* **YOUR INSTRUCTIONS**
Your task is to copy a single run of lines that starts at the line with "Write the Plotly code for this chart." and stops at the line with "82, 92, 95]", keeping both ends. Copy nothing else.

○ ○ ○ ○ ○

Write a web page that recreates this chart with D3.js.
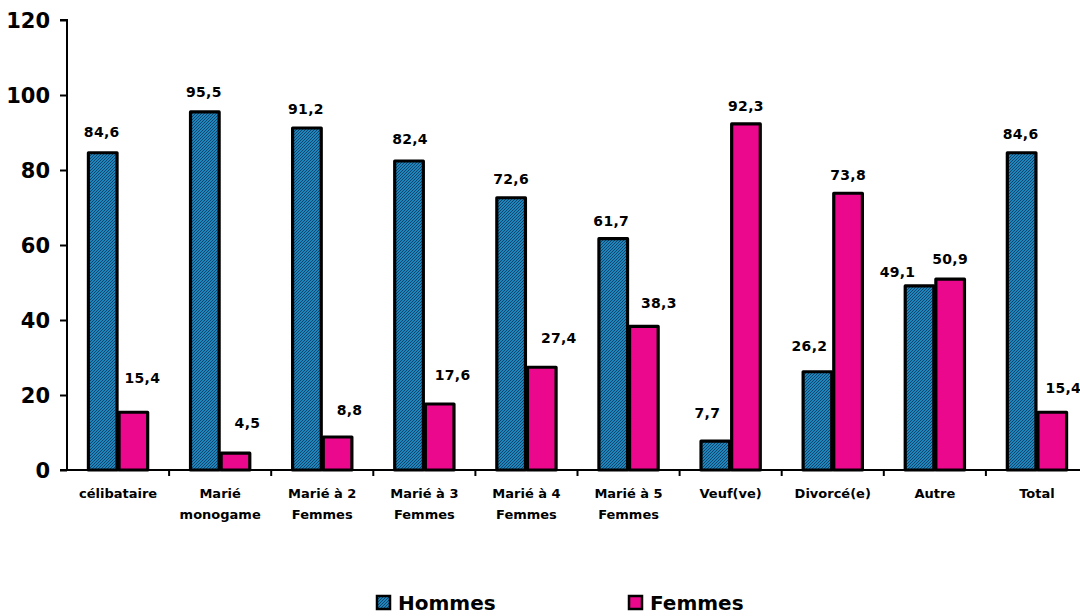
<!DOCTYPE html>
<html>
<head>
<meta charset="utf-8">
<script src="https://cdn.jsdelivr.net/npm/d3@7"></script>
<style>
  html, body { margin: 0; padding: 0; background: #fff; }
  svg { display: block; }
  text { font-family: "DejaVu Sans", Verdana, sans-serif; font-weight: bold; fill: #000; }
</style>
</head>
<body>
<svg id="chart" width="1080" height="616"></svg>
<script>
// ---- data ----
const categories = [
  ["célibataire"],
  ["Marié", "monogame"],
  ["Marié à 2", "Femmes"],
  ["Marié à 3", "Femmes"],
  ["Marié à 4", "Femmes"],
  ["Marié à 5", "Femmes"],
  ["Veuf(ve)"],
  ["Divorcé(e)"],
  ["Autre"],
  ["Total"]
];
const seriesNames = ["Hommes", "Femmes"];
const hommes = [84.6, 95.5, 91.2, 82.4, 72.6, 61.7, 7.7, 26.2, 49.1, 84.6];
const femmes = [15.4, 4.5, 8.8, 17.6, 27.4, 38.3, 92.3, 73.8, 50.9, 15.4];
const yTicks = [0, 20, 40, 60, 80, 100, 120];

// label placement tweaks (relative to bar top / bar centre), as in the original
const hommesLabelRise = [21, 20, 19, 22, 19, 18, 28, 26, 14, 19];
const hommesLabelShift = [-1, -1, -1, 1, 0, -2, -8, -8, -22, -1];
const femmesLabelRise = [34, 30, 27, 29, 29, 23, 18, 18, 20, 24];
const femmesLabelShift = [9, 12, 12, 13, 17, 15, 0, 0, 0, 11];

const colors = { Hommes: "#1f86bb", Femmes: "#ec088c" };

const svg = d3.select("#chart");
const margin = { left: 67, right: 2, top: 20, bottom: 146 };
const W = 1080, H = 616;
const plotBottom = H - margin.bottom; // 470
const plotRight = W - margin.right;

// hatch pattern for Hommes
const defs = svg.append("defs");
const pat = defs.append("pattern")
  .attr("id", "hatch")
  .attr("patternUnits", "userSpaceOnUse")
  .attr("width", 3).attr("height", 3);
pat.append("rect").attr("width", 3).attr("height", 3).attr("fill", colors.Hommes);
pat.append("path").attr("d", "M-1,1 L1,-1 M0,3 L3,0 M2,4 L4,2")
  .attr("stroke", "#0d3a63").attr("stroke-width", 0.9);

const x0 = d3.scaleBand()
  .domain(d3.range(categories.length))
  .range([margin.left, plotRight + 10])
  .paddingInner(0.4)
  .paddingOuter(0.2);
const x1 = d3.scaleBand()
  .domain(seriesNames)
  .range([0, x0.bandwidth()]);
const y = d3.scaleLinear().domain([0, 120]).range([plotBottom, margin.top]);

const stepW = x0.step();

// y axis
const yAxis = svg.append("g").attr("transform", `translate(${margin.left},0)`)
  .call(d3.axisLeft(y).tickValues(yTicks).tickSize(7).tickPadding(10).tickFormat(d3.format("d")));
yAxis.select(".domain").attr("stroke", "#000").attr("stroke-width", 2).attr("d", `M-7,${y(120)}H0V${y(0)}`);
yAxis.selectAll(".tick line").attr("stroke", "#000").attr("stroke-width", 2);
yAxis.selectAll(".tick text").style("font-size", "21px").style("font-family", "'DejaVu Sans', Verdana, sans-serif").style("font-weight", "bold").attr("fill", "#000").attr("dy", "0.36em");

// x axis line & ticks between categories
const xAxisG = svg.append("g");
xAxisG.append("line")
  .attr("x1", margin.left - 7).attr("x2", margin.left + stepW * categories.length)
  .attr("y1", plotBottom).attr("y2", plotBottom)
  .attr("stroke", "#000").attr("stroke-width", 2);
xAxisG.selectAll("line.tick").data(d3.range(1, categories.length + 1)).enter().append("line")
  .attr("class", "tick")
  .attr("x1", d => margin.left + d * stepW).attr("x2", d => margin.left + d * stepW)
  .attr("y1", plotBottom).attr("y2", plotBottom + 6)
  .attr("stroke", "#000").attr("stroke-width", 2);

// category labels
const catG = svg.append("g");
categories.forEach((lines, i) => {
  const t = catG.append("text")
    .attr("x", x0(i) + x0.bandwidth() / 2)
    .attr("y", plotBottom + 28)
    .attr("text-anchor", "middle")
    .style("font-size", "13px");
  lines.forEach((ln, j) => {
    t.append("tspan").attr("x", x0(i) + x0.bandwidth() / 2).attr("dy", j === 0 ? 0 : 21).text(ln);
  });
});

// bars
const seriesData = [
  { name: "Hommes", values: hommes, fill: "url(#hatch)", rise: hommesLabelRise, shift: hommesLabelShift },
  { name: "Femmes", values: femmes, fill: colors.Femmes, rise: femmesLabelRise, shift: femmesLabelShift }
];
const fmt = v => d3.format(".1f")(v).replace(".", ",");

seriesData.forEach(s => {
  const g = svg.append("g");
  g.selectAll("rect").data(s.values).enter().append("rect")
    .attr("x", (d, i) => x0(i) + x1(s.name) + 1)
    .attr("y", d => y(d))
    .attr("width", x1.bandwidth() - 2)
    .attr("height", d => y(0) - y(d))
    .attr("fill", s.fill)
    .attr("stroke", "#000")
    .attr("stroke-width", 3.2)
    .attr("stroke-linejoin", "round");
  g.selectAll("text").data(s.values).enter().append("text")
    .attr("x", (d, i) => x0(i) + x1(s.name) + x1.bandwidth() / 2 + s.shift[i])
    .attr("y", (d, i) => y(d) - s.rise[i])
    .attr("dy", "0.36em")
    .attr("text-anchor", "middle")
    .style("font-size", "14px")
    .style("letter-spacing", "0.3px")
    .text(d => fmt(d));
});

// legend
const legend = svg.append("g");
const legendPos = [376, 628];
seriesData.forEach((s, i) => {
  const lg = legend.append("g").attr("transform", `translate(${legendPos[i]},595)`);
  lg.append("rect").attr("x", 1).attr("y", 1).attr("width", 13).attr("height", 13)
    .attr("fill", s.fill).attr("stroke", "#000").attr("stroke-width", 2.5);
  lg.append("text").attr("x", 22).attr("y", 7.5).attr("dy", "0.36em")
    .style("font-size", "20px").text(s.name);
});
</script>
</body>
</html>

○ ○ ○ ○ ○

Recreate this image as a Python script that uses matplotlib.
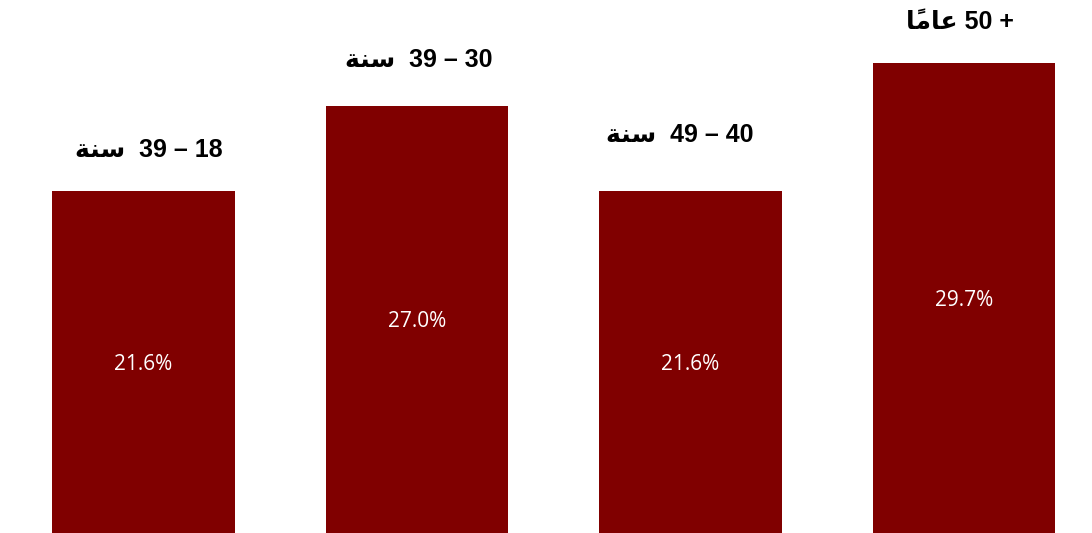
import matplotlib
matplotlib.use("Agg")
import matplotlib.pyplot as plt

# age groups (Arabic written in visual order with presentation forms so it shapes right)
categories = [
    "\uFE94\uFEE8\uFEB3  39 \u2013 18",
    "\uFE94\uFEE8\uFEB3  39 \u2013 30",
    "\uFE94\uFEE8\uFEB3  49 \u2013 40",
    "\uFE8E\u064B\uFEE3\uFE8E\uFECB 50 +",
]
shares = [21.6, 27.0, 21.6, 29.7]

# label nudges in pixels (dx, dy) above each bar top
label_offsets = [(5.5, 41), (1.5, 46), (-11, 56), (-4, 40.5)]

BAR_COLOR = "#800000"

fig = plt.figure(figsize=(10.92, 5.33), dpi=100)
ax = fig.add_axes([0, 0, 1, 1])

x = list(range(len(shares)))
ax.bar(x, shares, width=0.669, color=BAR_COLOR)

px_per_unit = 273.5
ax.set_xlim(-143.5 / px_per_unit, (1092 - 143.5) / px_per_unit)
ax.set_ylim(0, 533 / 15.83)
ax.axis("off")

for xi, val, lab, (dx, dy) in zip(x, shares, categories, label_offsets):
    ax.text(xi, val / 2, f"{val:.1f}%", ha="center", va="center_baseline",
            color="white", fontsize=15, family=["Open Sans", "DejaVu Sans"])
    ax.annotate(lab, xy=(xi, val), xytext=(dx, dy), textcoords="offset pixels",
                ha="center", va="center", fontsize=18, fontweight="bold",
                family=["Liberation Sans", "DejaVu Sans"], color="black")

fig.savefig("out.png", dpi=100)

○ ○ ○ ○ ○

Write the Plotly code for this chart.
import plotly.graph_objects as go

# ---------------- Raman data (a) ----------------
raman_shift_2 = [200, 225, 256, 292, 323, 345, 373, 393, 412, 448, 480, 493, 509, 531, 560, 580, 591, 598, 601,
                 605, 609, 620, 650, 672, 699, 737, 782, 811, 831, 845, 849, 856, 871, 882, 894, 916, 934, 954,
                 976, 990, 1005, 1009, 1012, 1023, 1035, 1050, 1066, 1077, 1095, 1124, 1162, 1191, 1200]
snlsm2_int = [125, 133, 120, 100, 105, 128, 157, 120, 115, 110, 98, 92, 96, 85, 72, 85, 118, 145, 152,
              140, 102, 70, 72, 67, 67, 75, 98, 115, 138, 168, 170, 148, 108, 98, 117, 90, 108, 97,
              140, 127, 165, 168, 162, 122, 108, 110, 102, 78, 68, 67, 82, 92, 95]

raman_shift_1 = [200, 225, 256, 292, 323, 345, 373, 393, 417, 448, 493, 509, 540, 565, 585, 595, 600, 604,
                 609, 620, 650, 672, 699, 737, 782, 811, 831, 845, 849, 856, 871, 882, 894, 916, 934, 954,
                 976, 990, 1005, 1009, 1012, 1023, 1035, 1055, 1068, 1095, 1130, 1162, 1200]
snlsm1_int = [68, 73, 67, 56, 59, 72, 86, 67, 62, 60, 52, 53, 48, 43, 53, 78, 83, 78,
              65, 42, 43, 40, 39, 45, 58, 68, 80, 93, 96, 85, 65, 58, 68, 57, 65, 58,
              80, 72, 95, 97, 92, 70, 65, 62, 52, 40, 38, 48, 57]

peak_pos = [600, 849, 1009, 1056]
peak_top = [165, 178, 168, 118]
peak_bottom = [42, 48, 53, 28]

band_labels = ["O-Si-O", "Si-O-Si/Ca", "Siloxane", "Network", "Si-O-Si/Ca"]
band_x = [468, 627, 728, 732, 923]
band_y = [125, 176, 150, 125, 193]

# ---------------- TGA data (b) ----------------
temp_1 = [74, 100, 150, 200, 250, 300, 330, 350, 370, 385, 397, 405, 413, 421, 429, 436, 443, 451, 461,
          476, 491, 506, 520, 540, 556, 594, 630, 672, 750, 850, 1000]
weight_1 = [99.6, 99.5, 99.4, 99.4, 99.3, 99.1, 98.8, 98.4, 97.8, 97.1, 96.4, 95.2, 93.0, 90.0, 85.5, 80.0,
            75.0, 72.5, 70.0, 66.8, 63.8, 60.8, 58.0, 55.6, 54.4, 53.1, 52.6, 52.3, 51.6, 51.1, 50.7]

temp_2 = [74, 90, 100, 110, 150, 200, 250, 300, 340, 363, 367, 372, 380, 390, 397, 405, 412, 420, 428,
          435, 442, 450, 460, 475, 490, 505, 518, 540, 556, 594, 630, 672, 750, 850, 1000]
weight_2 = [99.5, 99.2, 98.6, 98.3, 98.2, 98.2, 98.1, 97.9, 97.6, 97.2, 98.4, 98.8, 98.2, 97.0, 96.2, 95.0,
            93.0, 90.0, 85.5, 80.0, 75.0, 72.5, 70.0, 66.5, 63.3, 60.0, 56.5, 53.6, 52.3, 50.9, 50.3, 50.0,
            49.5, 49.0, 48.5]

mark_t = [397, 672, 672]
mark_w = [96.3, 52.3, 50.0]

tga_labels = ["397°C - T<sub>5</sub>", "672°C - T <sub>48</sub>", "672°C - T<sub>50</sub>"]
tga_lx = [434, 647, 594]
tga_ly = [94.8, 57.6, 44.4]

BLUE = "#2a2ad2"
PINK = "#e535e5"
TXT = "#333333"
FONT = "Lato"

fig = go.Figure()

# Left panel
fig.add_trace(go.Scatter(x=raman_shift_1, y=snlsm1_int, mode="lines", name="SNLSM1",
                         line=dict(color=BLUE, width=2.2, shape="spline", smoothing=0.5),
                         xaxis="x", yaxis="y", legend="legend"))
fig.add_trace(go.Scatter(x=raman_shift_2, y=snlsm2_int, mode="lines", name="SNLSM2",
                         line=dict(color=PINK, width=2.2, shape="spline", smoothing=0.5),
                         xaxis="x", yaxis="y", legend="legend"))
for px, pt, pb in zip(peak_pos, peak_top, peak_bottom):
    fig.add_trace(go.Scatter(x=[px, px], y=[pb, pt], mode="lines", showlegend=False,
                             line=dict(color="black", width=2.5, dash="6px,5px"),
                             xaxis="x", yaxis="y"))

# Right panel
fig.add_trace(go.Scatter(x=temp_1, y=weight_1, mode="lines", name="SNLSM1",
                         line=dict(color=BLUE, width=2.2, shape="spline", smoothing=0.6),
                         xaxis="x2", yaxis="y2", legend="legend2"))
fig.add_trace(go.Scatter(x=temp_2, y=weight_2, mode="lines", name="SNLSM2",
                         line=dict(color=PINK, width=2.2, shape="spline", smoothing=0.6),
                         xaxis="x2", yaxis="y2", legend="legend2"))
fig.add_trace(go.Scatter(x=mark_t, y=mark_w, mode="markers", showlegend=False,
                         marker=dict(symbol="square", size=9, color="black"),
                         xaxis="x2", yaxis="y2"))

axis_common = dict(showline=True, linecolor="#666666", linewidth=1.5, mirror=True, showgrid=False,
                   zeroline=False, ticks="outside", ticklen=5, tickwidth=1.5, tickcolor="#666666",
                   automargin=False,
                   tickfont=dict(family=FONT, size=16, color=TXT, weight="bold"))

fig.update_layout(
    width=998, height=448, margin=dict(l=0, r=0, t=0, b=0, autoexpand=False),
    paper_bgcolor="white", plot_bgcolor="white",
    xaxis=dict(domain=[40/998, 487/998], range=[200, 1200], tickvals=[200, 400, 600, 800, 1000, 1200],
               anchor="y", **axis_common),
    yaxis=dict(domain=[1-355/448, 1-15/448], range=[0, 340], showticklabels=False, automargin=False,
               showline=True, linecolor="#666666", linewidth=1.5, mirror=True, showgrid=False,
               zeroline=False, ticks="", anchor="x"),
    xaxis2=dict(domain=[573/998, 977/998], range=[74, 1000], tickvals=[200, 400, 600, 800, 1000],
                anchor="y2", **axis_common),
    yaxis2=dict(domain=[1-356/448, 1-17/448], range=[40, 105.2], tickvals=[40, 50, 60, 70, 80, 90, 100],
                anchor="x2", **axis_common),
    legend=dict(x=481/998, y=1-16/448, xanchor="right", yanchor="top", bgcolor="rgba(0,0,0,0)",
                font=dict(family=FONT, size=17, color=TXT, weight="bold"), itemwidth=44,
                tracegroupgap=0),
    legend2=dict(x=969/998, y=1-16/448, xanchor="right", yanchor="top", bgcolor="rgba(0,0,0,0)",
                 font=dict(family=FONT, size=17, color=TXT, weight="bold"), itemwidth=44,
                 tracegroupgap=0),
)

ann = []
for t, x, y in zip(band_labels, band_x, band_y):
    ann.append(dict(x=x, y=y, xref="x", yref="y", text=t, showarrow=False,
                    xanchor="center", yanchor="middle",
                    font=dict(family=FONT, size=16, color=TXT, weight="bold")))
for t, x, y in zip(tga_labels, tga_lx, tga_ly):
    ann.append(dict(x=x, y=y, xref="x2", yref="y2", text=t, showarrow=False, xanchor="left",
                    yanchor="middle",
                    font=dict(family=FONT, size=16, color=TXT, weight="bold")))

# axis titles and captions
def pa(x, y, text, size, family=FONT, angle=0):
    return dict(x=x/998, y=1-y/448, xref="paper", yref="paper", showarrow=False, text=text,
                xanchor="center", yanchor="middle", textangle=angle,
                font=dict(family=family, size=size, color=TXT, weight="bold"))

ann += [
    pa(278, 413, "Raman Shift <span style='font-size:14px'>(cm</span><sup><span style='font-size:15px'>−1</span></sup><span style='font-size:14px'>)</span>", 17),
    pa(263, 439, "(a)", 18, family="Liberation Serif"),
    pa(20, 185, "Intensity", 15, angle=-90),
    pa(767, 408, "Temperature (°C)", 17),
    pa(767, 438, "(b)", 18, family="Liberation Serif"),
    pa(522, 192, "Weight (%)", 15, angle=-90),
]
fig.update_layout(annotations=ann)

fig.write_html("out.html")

○ ○ ○ ○ ○

* **TASK ANSWER**
Write the Plotly code for this chart.
import plotly.graph_objects as go

# ---------------- Raman data (a) ----------------
raman_shift_2 = [200, 225, 256, 292, 323, 345, 373, 393, 412, 448, 480, 493, 509, 531, 560, 580, 591, 598, 601,
                 605, 609, 620, 650, 672, 699, 737, 782, 811, 831, 845, 849, 856, 871, 882, 894, 916, 934, 954,
                 976, 990, 1005, 1009, 1012, 1023, 1035, 1050, 1066, 1077, 1095, 1124, 1162, 1191, 1200]
snlsm2_int = [125, 133, 120, 100, 105, 128, 157, 120, 115, 110, 98, 92, 96, 85, 72, 85, 118, 145, 152,
              140, 102, 70, 72, 67, 67, 75, 98, 115, 138, 168, 170, 148, 108, 98, 117, 90, 108, 97,
              140, 127, 165, 168, 162, 122, 108, 110, 102, 78, 68, 67, 82, 92, 95]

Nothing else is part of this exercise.